One of my closest friends passed away a little over a year ago from stomach cancer, and he let his girlfriend a shoal of pygos. No one really has been taking care of them, she offered to give me a few of them. I ended up getting 4 out of 7. Three of them are 5-6" and the last is about 9". When I got them they were in pretty rough shape, but now they are looking alot better. One of them has a torn lip, and he seems to be healing nicely. Here are some pics.


----------



## Guest (Jun 25, 2011)

I am sorry for your loss. What sized tank do you have them in? You can add aquarium salt to help heal those wounds.


----------



## Red Sox Fanatic (Jun 13, 2011)

Beasts!!!


----------



## MFNRyan (Mar 27, 2011)

Super nice fish man!! You got lucky. What size tank are they in? They Look a little crowded


----------



## Smoke (Sep 8, 2010)

Give em some TLC, and they should come back nicely


----------



## advan414 (Jun 23, 2010)

Right now they are in a 75g corner tank. They were previously in a 75g bow front with all 7, but I got a 90g coming


----------



## Mr. Hannibal (Feb 21, 2003)

Congrats on your new Reds!


----------



## MFNRyan (Mar 27, 2011)

The thing about a 90 is it's not going to do you much better. Has about the same footprint as the 75, it's just taller. Your P's won't use that extra water at the top so your not benefiting any. I wouldn't even spend the money man. Save it and get a bigger footprint or something. All you gain is more water which makes water param's easier to keep in check


----------



## lorteti hr (May 29, 2011)

omg they are huge..I like that black color on them..very nice pygos


----------



## MFNRyan (Mar 27, 2011)

That tank looks like a 50g corner tank. Way to small to be a 72. I can see they have no room to swim around, I would make a bigger tank your #1 They are super nice fish you got man, def need to give them some room to move around and breath.


----------



## amazonjungle (Jun 6, 2011)

thats so hard to hear. your fish are beautiful though.


----------



## advan414 (Jun 23, 2010)

amazonjungle said:


> thats so hard to hear. your fish are beautiful though.

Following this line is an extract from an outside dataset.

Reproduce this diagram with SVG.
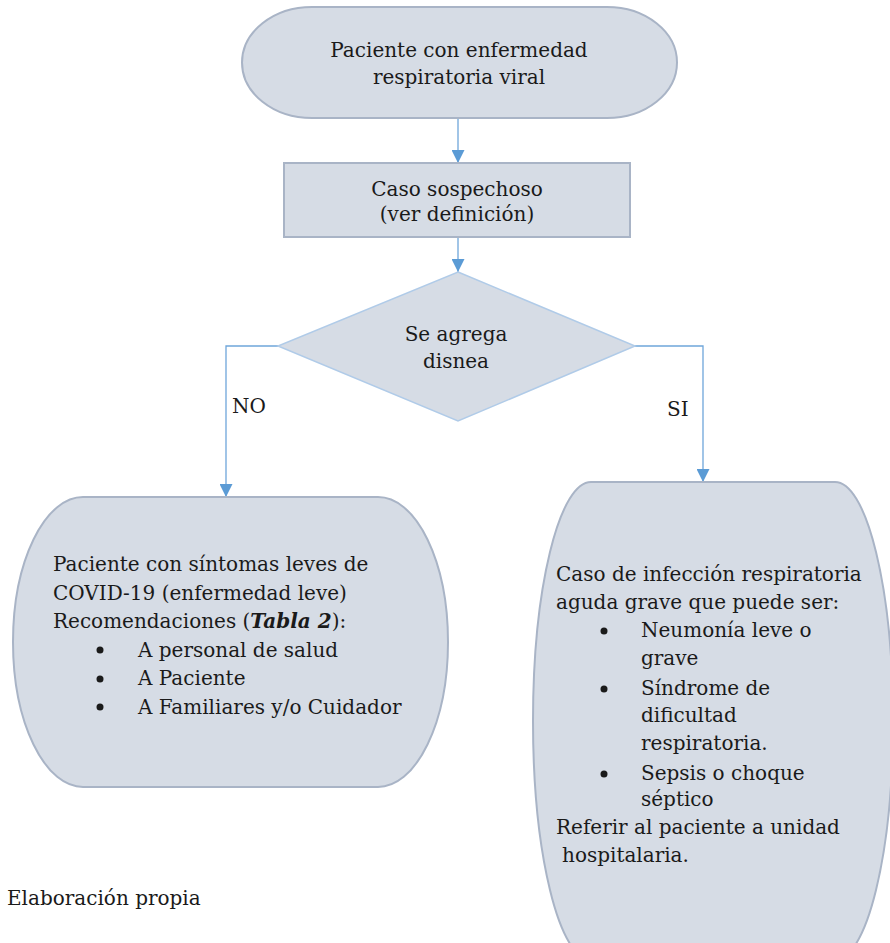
<svg xmlns="http://www.w3.org/2000/svg" width="890" height="943" viewBox="0 0 890 943">
<style>
text{font-family:"DejaVu Serif","Liberation Serif",serif;font-size:20px;fill:#1a1a1a}
.c{text-anchor:middle}
.shape{fill:#d6dce5;stroke:#a9b4c6;stroke-width:2}
.dia{fill:#d6dce5;stroke:#b0cbe8;stroke-width:1.5}
.conn{fill:none;stroke:#6fa6da;stroke-width:1.3}
.b{font-weight:bold;font-style:italic}
</style>
<defs>
<marker id="ah" markerUnits="userSpaceOnUse" markerWidth="13" markerHeight="13" viewBox="0 0 13 13" refX="13" refY="6.5" orient="auto">
<path d="M0,0 L13,6.5 L0,13 z" fill="#5b9bd5"/>
</marker>
</defs>
<g id="connectors">
<path class="conn" d="M458,118 L458,163" marker-end="url(#ah)"/>
<path class="conn" d="M458,237 L458,272" marker-end="url(#ah)"/>
<path class="conn" d="M278,346 L226,346 L226,497" marker-end="url(#ah)"/>
<path class="conn" d="M635,346 L703,346 L703,482" marker-end="url(#ah)"/>
<text x="232" y="413">NO</text>
<text x="667" y="416">SI</text>
</g>
<g id="start">
<path class="shape" d="M312,7 L607,7 A70,55.5 0 0 1 677,62.5 A70,55.5 0 0 1 607,118 L312,118 A70,55.5 0 0 1 242,62.5 A70,55.5 0 0 1 312,7 Z"/>
<text class="c" x="459" y="57">Paciente con enfermedad</text>
<text class="c" x="459" y="84">respiratoria viral</text>
</g>
<g id="sospechoso">
<rect class="shape" x="284" y="163" width="346" height="74"/>
<text class="c" x="457" y="196">Caso sospechoso</text>
<text class="c" x="457" y="221">(ver definición)</text>
</g>
<g id="decision">
<polygon class="dia" points="458,272 635,346 458,421 278,346"/>
<text class="c" x="456" y="341">Se agrega</text>
<text class="c" x="456" y="368">disnea</text>
</g>
<g id="leve">
<path class="shape" d="M83,497 L378,497 A70,145 0 0 1 448,642 A70,145 0 0 1 378,787 L83,787 A70,145 0 0 1 13,642 A70,145 0 0 1 83,497 Z"/>
<text x="53" y="571">Paciente con síntomas leves de</text>
<text x="53" y="600">COVID-19 (enfermedad leve)</text>
<text x="53" y="628">Recomendaciones (<tspan class="b">Tabla 2</tspan>):</text>
<circle cx="100" cy="650" r="3.5" fill="#1a1a1a"/>
<text x="138" y="657">A personal de salud</text>
<circle cx="100" cy="679" r="3.5" fill="#1a1a1a"/>
<text x="138" y="685">A Paciente</text>
<circle cx="100" cy="707" r="3.5" fill="#1a1a1a"/>
<text x="138" y="714">A Familiares y/o Cuidador</text>
</g>
<g id="grave">
<path class="shape" d="M591,482 L835,482 A58,239 0 0 1 893,721 A58,239 0 0 1 835,960 L591,960 A58,239 0 0 1 533,721 A58,239 0 0 1 591,482 Z"/>
<text x="556" y="581">Caso de infección respiratoria</text>
<text x="556" y="609">aguda grave que puede ser:</text>
<circle cx="604" cy="631" r="3.5" fill="#1a1a1a"/>
<text x="641" y="637">Neumonía leve o</text>
<text x="641" y="665">grave</text>
<circle cx="604" cy="689" r="3.5" fill="#1a1a1a"/>
<text x="641" y="695">Síndrome de</text>
<text x="641" y="722">dificultad</text>
<text x="641" y="750">respiratoria.</text>
<circle cx="604" cy="774" r="3.5" fill="#1a1a1a"/>
<text x="641" y="780">Sepsis o choque</text>
<text x="641" y="806">séptico</text>
<text x="556" y="834">Referir al paciente a unidad</text>
<text x="562" y="862">hospitalaria.</text>
</g>
<g id="caption">
<text x="7" y="905">Elaboración propia</text>
</g>
</svg>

Yeah he was definitely the life of the party. He actually revived one of the fish by blowing in its mouth.


----------



## Sylar_92 (Dec 15, 2010)

Nice Pygos







, but I notice the one with the torn lip never has his mouth closed in any of the pictures. Does his mouth remain open all the time? It looks as if he's gasping for air.


----------



## advan414 (Jun 23, 2010)

Sylar_92 said:


> Nice Pygos
> 
> 
> 
> ...


Its been open like that since I got him, if you were able to see it in person you would see how it was torn. It looks like its peeled down and the front teeth of the lower lip are growing outward instead of straight up.


----------



## Da' Manster! (Sep 1, 2009)

Nice pick up, bro!...







....those poor fellas are in rough shape but with proper care they should be 100% in no time!....

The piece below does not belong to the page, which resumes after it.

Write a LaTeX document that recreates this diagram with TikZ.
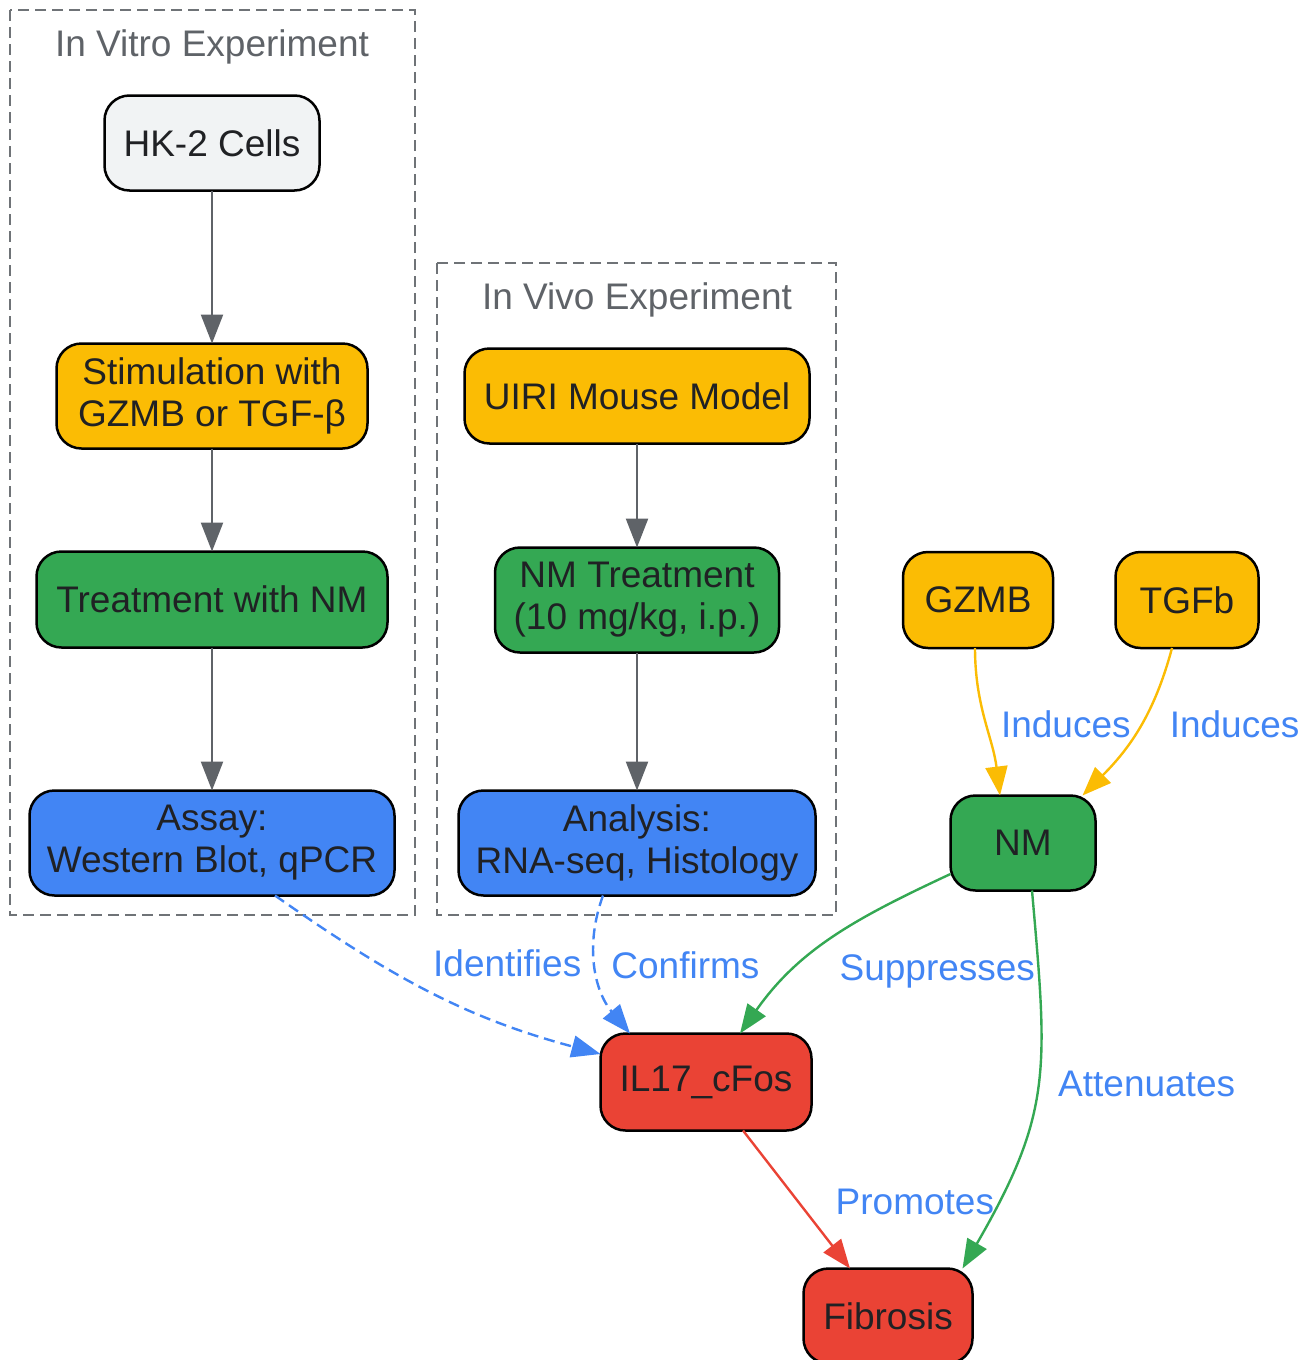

....They rock like a CROSBY, STILLS, AND NASH concert!!!....


----------



## lorteti hr (May 29, 2011)

hey man are they ok???do you still have them...?


----------



## JoeDizzleMPLS (Nov 5, 2007)

RedBelly11 said:


> The thing about a 90 is it's not going to do you much better. Has about the same footprint as the 75, it's just taller. Your P's won't use that extra water at the top so your not benefiting any. I wouldn't even spend the money man. Save it and get a bigger footprint or something. All you gain is more water which makes water param's easier to keep in check


I think a 90 would be just fine for 4 natts -- the difference between a 75 corner and a 90 is huge.

Hopefully those fish heal up nicely and live a long healthy life in their new tank.


----------



## FEEFA (Nov 19, 2007)

Is your tank completely cycled? I would check params (especially nitrites) because in every pic more than one red has a wide open almost swollen mouth.

Its usually a sign of a nitrite spike


----------



## MFNRyan (Mar 27, 2011)

I was talking about a reg 75 joe, the 90 is just taller and the piranha don't use the top waters


----------